> [Objective]
Only the lines from the top of the listing below to the line that has "ax = fig.add_axes([0, 0, 1, 1])" should be echoed, with both ends kept and pictures left out.

=====

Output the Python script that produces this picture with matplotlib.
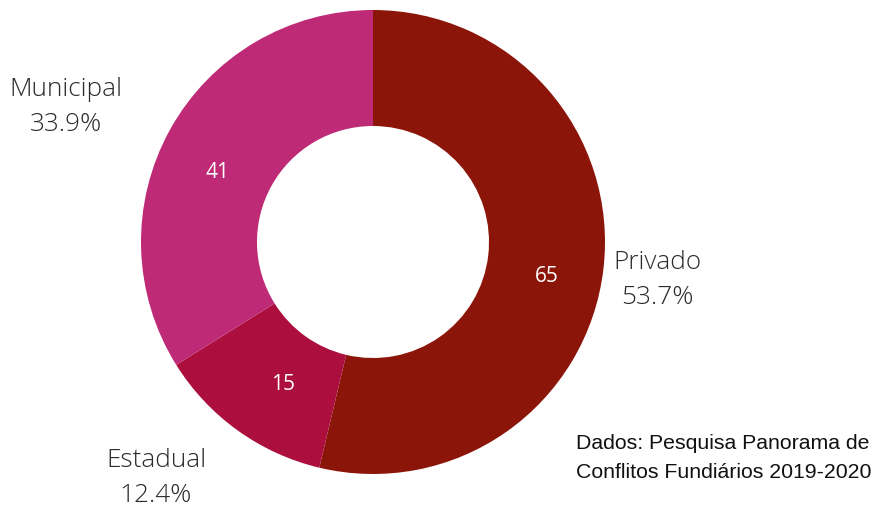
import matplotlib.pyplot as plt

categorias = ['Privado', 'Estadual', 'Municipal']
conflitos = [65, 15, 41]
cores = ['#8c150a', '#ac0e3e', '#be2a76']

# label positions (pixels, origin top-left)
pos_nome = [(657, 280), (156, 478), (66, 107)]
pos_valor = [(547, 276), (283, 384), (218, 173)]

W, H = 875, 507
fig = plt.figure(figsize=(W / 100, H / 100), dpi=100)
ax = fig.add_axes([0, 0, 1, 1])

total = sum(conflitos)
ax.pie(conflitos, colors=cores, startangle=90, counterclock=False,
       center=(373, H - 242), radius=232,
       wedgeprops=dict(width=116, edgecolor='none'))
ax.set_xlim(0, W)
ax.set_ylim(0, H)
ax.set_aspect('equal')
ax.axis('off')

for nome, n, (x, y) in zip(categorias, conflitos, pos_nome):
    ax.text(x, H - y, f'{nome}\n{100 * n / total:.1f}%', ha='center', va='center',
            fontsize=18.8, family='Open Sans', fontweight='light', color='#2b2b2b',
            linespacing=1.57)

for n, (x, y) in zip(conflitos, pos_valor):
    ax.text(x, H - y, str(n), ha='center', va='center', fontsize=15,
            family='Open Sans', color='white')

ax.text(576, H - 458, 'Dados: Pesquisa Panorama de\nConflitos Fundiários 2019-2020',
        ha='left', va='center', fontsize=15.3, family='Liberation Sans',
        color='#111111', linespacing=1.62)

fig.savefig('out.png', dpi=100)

=====

> [Task response]
Output the Python script that produces this picture with matplotlib.
import matplotlib.pyplot as plt

categorias = ['Privado', 'Estadual', 'Municipal']
conflitos = [65, 15, 41]
cores = ['#8c150a', '#ac0e3e', '#be2a76']

# label positions (pixels, origin top-left)
pos_nome = [(657, 280), (156, 478), (66, 107)]
pos_valor = [(547, 276), (283, 384), (218, 173)]

W, H = 875, 507
fig = plt.figure(figsize=(W / 100, H / 100), dpi=100)
ax = fig.add_axes([0, 0, 1, 1])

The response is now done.